The Parker Solar Probe is closer and closer to the sun
The Parker Solar Probe continues to break records. This week, the distance to the surface of the sun was closer than ever, measuring only 7.26 million kilometers. It marked the seventeenth close pass by our parent star.

On August 21, the spacecraft received a gravity assist from Venus, propelling it with a speed of 635,266 kilometers per hour directly toward the sun. This achievement also set a new record. The Parker Solar Probe is designed to autonomously protect itself and its instruments during these close encounters. The probe features an 11.4-centimeter thick heat shield made from a lightweight and strong carbon composite.

It is still unclear whether the spacecraft survived this close pass. The likelihood is very high, but today marks the first contact with the U.S. space agency since the close approach.

In the future, the Parker Solar Probe aims to get even closer to the sun. In December 2024, the ultimate close pass is planned, with the distance to the photosphere being just over 6 million kilometers.
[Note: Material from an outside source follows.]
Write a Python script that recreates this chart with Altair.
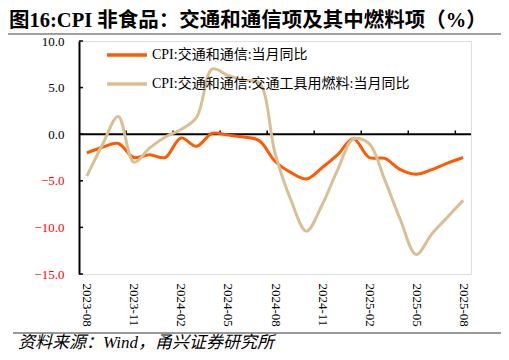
import altair as alt
import pandas as pd

months = ["2023-08", "2023-09", "2023-10", "2023-11", "2023-12",
          "2024-01", "2024-02", "2024-03", "2024-04", "2024-05", "2024-06", "2024-07",
          "2024-08", "2024-09", "2024-10", "2024-11", "2024-12",
          "2025-01", "2025-02", "2025-03", "2025-04", "2025-05", "2025-06", "2025-07", "2025-08"]
transport_comm = [-2.0, -1.4, -1.0, -2.5, -2.2, -2.5, -0.4, -1.3, 0.1, -0.1, -0.3, -0.7,
                  -2.9, -4.1, -4.8, -3.6, -2.2, -0.5, -2.5, -2.6, -3.8, -4.3, -3.8, -3.1, -2.5]
fuel = [-4.5, -1.1, 1.9, -3.0, -1.5, -0.3, 0.5, 1.8, 7.0, 6.3, 5.8, 5.5,
        -2.0, -7.0, -10.4, -7.6, -3.8, -0.5, -1.0, -4.9, -9.2, -12.9, -10.7, -8.9, -7.1]
series_names = ["CPI:交通和通信:当月同比", "CPI:交通和通信:交通工具用燃料:当月同比"]
series_colors = ["#FF5A00", "#D9BF93"]
tick_months = ["2023-08", "2023-11", "2024-02", "2024-05", "2024-08",
               "2024-11", "2025-02", "2025-05", "2025-08"]
y_ticks = [-15, -10, -5, 0, 5, 10]
title_text = "图16:CPI 非食品：交通和通信项及其中燃料项（%）"
source_text = "资料来源：Wind，甬兴证券研究所"

W, H = 392, 233
SERIF = "Liberation Serif, Noto Sans CJK SC"

df = pd.DataFrame({
    "month": months * 2,
    "value": transport_comm + fuel,
    "series": [series_names[0]] * len(months) + [series_names[1]] * len(months),
})

x_enc = alt.X("month:O", sort=months,
              scale=alt.Scale(type="point", padding=0.5),
              axis=alt.Axis(values=tick_months, labelAngle=90, labelAlign="left",
                            labelBaseline="middle", labelPadding=9, domain=False,
                            ticks=False, labelFont=SERIF, labelFontSize=13,
                            labelColor="#000000", title=None, grid=False))
y_scale = alt.Scale(domain=[-15, 10], nice=False, zero=False)

lines = alt.Chart(df).mark_line(interpolate="catmull-rom", strokeWidth=3).encode(
    x=x_enc,
    y=alt.Y("value:Q", scale=y_scale,
            axis=alt.Axis(values=y_ticks, format=".1f", grid=False, ticks=False,
                          domainColor="#000000", domainWidth=2, labelPadding=15,
                          labelFont=SERIF, labelFontSize=13,
                          labelColor=alt.condition("datum.value < 0", alt.value("#FF0000"), alt.value("#000000")),
                          title=None)),
    color=alt.Color("series:N", sort=series_names,
                    scale=alt.Scale(domain=series_names, range=series_colors),
                    legend=alt.Legend(title=None, orient="none", legendX=26, legendY=-8,
                                      symbolType="stroke", symbolSize=1600, symbolStrokeWidth=3.5,
                                      labelFont=SERIF, labelFontSize=14, labelColor="#000000",
                                      labelLimit=400,
                                      labelOffset=3, rowPadding=-15, padding=0)),
)

zero_line = alt.Chart(pd.DataFrame({"z": [0]})).mark_rule(color="#000000", strokeWidth=2).encode(
    y=alt.Y("z:Q", scale=y_scale))

xt = pd.DataFrame({"month": tick_months[1:], "y0": [0] * 8, "y1": [0.4] * 8})
x_ticks = alt.Chart(xt).mark_rule(color="#000000", strokeWidth=1.5, xOffset=-7.84).encode(
    x=alt.X("month:O", sort=months), y=alt.Y("y0:Q", scale=y_scale), y2="y1:Q")

yt = pd.DataFrame({"v": y_ticks})
y_tick_marks = alt.Chart(yt).mark_rule(color="#000000", strokeWidth=1.5).encode(
    y=alt.Y("v:Q", scale=y_scale), x=alt.value(0), x2=alt.value(4))

title = alt.Chart(pd.DataFrame({"t": [title_text]})).mark_text(
    align="left", baseline="middle", font=SERIF, fontSize=20.5, fontWeight="bold", color="#000000"
).encode(text="t:N", x=alt.value(-70), y=alt.value(-20))

title_rule = alt.Chart(pd.DataFrame({"a": [0]})).mark_rule(color="#808080", strokeWidth=1.5).encode(
    x=alt.value(-71), x2=alt.value(422), y=alt.value(-7))

source_rule = alt.Chart(pd.DataFrame({"a": [0]})).mark_rule(color="#333333", strokeWidth=1).encode(
    x=alt.value(-66), x2=alt.value(422), y=alt.value(292))

source = alt.Chart(pd.DataFrame({"t": [source_text]})).mark_text(
    align="left", baseline="middle", font="Liberation Serif, Noto Sans CJK SC", fontSize=17,
    fontStyle="italic", color="#000000"
).encode(text="t:N", x=alt.value(-61), y=alt.value(302))

chart = alt.layer(zero_line, x_ticks, y_tick_marks, lines, title, title_rule, source_rule, source).properties(
    width=W, height=H,
    autosize=alt.AutoSizeParams(type="none"),
    padding={"left": 71, "top": 33, "right": 30, "bottom": 78},
).configure_view(stroke=None).configure(background="#ffffff")

chart.save("out.html", embed_options={"renderer": "svg", "actions": False})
Scientists hope that the Parker Solar Probe will provide more insights into our parent star. Our sun contains 99.86% of all the mass in our solar system. Questions about the origin of solar wind and the sun's magnetic fields, as well as the mystery of why the sun's corona is hotter than its surface, are expected to be definitively answered thanks to the solar probe.

Thanks to the Parker Solar Probe, we have already gained significant knowledge about our parent star in recent years. The spacecraft discovered a dust-free zone around the sun and captured images of the dark side of Venus, leading to several discoveries.